The pioneering studies of Jung, Freud, and Sabina have somewhat given way to taboo subjects covered on Dr. Drew and Dr. Phil in the modern world. However, Cronenberg doesn’t necessarily agree with the new cultural zeitgeist.
In a way, for better or worse because I hate those shows – I find them totally unbearable and vulgar and ridiculous and hideous – aside from that, in a way these three people: Freud, Jung and Sabina invited that aspect of the 20th century and invented modernity in terms of the relationships that people have. When you read the letters between Freud and Jung, they feel totally modern. Why do they feel modern? Here were two professional men, highly respective in highly conservative professions writing to each other about bodily fluids and erotic dreams and things that men of that time would never speak those words, especially to other men. When Sabina, their intellectual equal, she spoke about woman’s erotic nature at the same time, the same level, it was also unheard of before. Now, any blogger, whatever, it’s all out there. It was really invented by those people, it was unprecedented.
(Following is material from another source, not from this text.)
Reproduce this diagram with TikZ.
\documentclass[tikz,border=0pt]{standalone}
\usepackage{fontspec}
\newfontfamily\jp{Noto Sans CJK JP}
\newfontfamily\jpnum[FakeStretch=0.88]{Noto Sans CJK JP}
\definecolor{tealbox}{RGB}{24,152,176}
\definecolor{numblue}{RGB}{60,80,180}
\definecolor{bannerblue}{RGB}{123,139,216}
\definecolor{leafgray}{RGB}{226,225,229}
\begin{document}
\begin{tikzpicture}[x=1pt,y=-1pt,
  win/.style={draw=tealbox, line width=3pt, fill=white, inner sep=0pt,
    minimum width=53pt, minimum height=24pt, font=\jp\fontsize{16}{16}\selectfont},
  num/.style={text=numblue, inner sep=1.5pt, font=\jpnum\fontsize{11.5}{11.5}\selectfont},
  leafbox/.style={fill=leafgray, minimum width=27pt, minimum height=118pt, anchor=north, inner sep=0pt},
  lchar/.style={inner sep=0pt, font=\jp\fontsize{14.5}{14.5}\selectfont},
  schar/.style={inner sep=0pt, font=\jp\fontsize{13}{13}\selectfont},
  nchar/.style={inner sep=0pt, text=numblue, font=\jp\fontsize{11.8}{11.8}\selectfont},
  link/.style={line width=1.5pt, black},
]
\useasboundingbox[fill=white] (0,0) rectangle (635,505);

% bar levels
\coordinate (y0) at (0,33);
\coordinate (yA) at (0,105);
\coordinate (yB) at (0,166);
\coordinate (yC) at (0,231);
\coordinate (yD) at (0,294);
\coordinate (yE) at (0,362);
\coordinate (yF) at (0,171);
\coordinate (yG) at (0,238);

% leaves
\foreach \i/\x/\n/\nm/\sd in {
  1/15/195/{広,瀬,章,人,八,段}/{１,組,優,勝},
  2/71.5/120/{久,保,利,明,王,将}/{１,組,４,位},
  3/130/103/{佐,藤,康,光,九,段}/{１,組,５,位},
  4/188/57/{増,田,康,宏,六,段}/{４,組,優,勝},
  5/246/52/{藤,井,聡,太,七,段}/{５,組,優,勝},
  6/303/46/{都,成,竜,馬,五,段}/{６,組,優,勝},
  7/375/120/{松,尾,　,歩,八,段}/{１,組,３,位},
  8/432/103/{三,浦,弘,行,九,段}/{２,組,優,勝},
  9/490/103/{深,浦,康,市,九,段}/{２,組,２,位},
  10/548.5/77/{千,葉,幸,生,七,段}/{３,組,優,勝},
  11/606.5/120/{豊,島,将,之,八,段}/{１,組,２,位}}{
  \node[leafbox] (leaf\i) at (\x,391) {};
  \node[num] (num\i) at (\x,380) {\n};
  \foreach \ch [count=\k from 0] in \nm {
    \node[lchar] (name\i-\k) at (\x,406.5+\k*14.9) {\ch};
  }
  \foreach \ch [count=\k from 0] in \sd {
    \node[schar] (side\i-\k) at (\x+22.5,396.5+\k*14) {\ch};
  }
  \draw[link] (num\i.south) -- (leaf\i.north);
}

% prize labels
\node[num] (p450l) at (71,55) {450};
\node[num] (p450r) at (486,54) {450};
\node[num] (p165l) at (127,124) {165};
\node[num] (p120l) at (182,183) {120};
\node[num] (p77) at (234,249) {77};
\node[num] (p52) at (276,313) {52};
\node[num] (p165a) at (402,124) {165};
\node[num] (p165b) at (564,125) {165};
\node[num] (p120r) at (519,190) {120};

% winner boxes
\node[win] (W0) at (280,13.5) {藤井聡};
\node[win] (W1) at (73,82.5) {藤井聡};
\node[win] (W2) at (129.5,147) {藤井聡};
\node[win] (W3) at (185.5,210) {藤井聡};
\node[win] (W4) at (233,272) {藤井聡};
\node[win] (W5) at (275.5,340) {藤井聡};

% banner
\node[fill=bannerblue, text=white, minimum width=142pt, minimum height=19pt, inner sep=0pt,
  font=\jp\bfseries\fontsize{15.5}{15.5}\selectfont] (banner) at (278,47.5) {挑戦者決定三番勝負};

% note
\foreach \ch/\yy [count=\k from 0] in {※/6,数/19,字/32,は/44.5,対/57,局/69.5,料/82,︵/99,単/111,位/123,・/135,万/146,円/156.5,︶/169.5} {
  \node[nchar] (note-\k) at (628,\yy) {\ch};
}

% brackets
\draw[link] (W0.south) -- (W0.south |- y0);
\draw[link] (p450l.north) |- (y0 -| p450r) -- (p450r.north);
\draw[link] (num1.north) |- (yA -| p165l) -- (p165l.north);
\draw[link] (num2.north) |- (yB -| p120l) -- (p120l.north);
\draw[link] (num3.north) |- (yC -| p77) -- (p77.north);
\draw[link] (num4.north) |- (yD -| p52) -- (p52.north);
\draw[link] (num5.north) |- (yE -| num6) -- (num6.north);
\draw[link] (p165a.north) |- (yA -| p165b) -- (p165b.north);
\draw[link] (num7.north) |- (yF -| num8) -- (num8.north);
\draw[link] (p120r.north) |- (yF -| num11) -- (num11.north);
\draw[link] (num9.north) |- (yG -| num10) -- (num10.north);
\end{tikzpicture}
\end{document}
Hollywood has given us a few versions of Freud. A DANGEROUS METHOD’s Freud is the one most faithful to the doctor’s legacy. When speaking specifically about John Huston’s FREUD, Cronenberg clarifies,
I saw when it came out, believe it or not. That was a long time ago [laughs]. I do remember reading that Huston was the absolute wrong guy to direct that movie because I think he didn’t believe in analysis. He didn’t believe in sex as the driving force of all that was the young Freud played by Montgomery Clift, so I think was very much a classic Hollywood blunder, let’s put it that way. They understood that it was something intense and hot, Freud, but they didn’t really get it. Despite that Jean Paul Sartre worked on the script, he really understood Freud, but he wasn’t a screenwriter. Even that element was probably not helpful. At least it was a sort of serious attempt with Freud. There was a BBC miniseries with which was really quite good.
A DANGEROUS METHOD opens on November 23 in New York and Los Angeles.